A little birdie suggests this data point, and that there may well be others.
"Persian-Iranian"
"Persian" modifies "Iranian" distinguishing from other Iranian ethnicities, I take it? As opposed to "Turkmen-Iranian" or "Kurdish-Iranian" or "Assyrian-Iranian," and so forth?
"To be clear, that 'white' as in 'well, we're white, but we're Persian.' Whereas, according to country-club standards of whiteness, neither my boyf nor our Mexican former-host would qualify."
This is why the whole "white" thing is so [adjective] and is difficult to discuss without going into the history of the term, which is, ah, difficult to defend. But I said I wasn't going to go back there, so stopping now.
"But see."
But also see. Ogged later says there: "...I once asked, on separate occasions, three white guys what it is that white guys think about (y'all are mysterious to me, you see)...."
He is large, he contains multitudes.
Y'know, rereading that thread, while I'm sorry if it made anyone uncomfortable -- or maybe it's just that having gone through it, the general thought is that there's no point in repeating it, which is completely reasonable -- looking back at it, it seems to me like a calm and interesting discussion that enabled some of us to better understand each other.
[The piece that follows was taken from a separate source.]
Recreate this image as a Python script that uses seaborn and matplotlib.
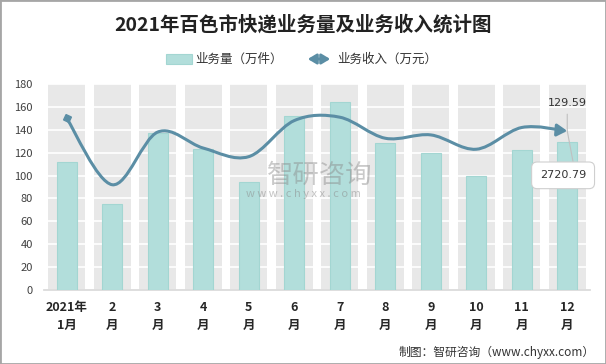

But maybe that's just the way I read it because I was talking a lot. And maybe the only uncomfortable person was Ogged, whom I took then to be, and rereading the thread still read him as, reacting at least a bit that way.
Before it either degenerated or was uplifted (take your pick) into brief discussion of Alyson Hannigan , and then died, that is.
Anyway, rereading it, I'm perfectly comfortable with what I said, and stand by it, except that, you know, I'm actually sitting.
"Persian-Iranian" was used so as not to get into the utterly pointless argument about whether ethnic Persian emigrants from Iran should self-declare as Persian (which tends to mark them as partisans of the Shah) or Iranian (which tends to mark them as partisans of the Islamic Revolution). If Ogged were around, he would have appreciated my hair-splitting.
As for the whiteness, I think that there is a genuine irony that traditionally white America hasn't quite caught onto yet. I'm right now too tired to explain myself fully. Others? Is/was Ogged "white"?
And while we're rehashing race discussions, I'll link this, too.